▸ **Supplied information**

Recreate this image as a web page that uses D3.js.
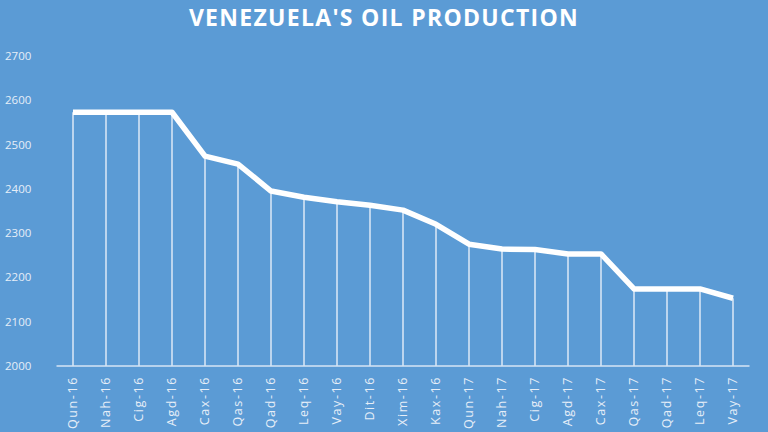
<!DOCTYPE html>
<html>
<head>
<meta charset="utf-8">
<script src="https://cdn.jsdelivr.net/npm/d3@7"></script>
<style>
html,body{margin:0;padding:0;background:#5b9bd5;}
svg{display:block;}
</style>
</head>
<body>
<svg id="chart" width="768" height="432"></svg>
<script>
const title = "VENEZUELA'S OIL PRODUCTION";
const categories = ["Qun-16","Nah-16","Cig-16","Agd-16","Cax-16","Qas-16","Qad-16","Leq-16","Vay-16","Dit-16","Xim-16","Kax-16","Qun-17","Nah-17","Cig-17","Agd-17","Cax-17","Qas-17","Qad-17","Leq-17","Vay-17"];
const production = [2573,2573,2573,2573,2474,2456,2395,2381,2371,2363,2352,2320,2275,2264,2263,2253,2253,2174,2174,2174,2153];
const yTicks = [2000,2100,2200,2300,2400,2500,2600,2700];

const svg = d3.select("#chart");
const W = 768, H = 432;
svg.append("rect").attr("width",W).attr("height",H).attr("fill","#5b9bd5");

const x = d3.scaleBand().domain(categories).range([56.5, 749.5]);
const y = d3.scaleLinear().domain([2000,2700]).range([366, 56]);

// title
svg.append("text")
  .attr("x", 384).attr("y", 26)
  .attr("text-anchor","middle")
  .attr("fill","#ffffff")
  .attr("font-family","'Open Sans', sans-serif")
  .attr("font-weight","bold")
  .attr("font-size", 23)
  .attr("letter-spacing", 1.3)
  .text(title);

// y labels
svg.append("g").selectAll("text").data(yTicks).join("text")
  .attr("x", 5).attr("y", d => y(d) + 4)
  .attr("fill","#e6eef8")
  .attr("font-family","'Open Sans', sans-serif")
  .attr("font-size", 11.5)
  .text(d => d);

const cx = d => x(d) + x.bandwidth()/2;

// drop lines
svg.append("g").selectAll("line").data(categories).join("line")
  .attr("x1", d => cx(d)).attr("x2", d => cx(d))
  .attr("y1", (d,i) => y(production[i])).attr("y2", y(2000))
  .attr("stroke","#dde9f6").attr("stroke-width",1.5);

// baseline
svg.append("line")
  .attr("x1", x.range()[0]).attr("x2", x.range()[1])
  .attr("y1", y(2000)).attr("y2", y(2000))
  .attr("stroke","#d6e4f4").attr("stroke-width",1.5);

// main line
const line = d3.line().x((d,i) => cx(categories[i])).y(d => y(d));
svg.append("path").datum(production)
  .attr("d", line)
  .attr("fill","none")
  .attr("stroke","#ffffff")
  .attr("stroke-width",5.5)
  .attr("stroke-linejoin","round");

// x labels
svg.append("g").selectAll("text").data(categories).join("text")
  .attr("transform", d => `translate(${cx(d)+4},${y(2000)+10}) rotate(-90)`)
  .attr("text-anchor","end")
  .attr("fill","#e6eef8")
  .attr("font-family","'Open Sans', sans-serif")
  .attr("font-size", 12.5)
  .attr("letter-spacing", 1.6)
  .text(d => d);
</script>
</body>
</html>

▸ **Task goal**
Make an exact reproduction of the listing above, without any pictures.

▸ **Exercise response**
Recreate this image as a web page that uses D3.js.
<!DOCTYPE html>
<html>
<head>
<meta charset="utf-8">
<script src="https://cdn.jsdelivr.net/npm/d3@7"></script>
<style>
html,body{margin:0;padding:0;background:#5b9bd5;}
svg{display:block;}
</style>
</head>
<body>
<svg id="chart" width="768" height="432"></svg>
<script>
const title = "VENEZUELA'S OIL PRODUCTION";
const categories = ["Qun-16","Nah-16","Cig-16","Agd-16","Cax-16","Qas-16","Qad-16","Leq-16","Vay-16","Dit-16","Xim-16","Kax-16","Qun-17","Nah-17","Cig-17","Agd-17","Cax-17","Qas-17","Qad-17","Leq-17","Vay-17"];
const production = [2573,2573,2573,2573,2474,2456,2395,2381,2371,2363,2352,2320,2275,2264,2263,2253,2253,2174,2174,2174,2153];
const yTicks = [2000,2100,2200,2300,2400,2500,2600,2700];

const svg = d3.select("#chart");
const W = 768, H = 432;
svg.append("rect").attr("width",W).attr("height",H).attr("fill","#5b9bd5");

const x = d3.scaleBand().domain(categories).range([56.5, 749.5]);
const y = d3.scaleLinear().domain([2000,2700]).range([366, 56]);

// title
svg.append("text")
  .attr("x", 384).attr("y", 26)
  .attr("text-anchor","middle")
  .attr("fill","#ffffff")
  .attr("font-family","'Open Sans', sans-serif")
  .attr("font-weight","bold")
  .attr("font-size", 23)
  .attr("letter-spacing", 1.3)
  .text(title);

// y labels
svg.append("g").selectAll("text").data(yTicks).join("text")
  .attr("x", 5).attr("y", d => y(d) + 4)
  .attr("fill","#e6eef8")
  .attr("font-family","'Open Sans', sans-serif")
  .attr("font-size", 11.5)
  .text(d => d);

const cx = d => x(d) + x.bandwidth()/2;

// drop lines
svg.append("g").selectAll("line").data(categories).join("line")
  .attr("x1", d => cx(d)).attr("x2", d => cx(d))
  .attr("y1", (d,i) => y(production[i])).attr("y2", y(2000))
  .attr("stroke","#dde9f6").attr("stroke-width",1.5);

// baseline
svg.append("line")
  .attr("x1", x.range()[0]).attr("x2", x.range()[1])
  .attr("y1", y(2000)).attr("y2", y(2000))
  .attr("stroke","#d6e4f4").attr("stroke-width",1.5);

// main line
const line = d3.line().x((d,i) => cx(categories[i])).y(d => y(d));
svg.append("path").datum(production)
  .attr("d", line)
  .attr("fill","none")
  .attr("stroke","#ffffff")
  .attr("stroke-width",5.5)
  .attr("stroke-linejoin","round");

// x labels
svg.append("g").selectAll("text").data(categories).join("text")
  .attr("transform", d => `translate(${cx(d)+4},${y(2000)+10}) rotate(-90)`)
  .attr("text-anchor","end")
  .attr("fill","#e6eef8")
  .attr("font-family","'Open Sans', sans-serif")
  .attr("font-size", 12.5)
  .attr("letter-spacing", 1.6)
  .text(d => d);
</script>
</body>
</html>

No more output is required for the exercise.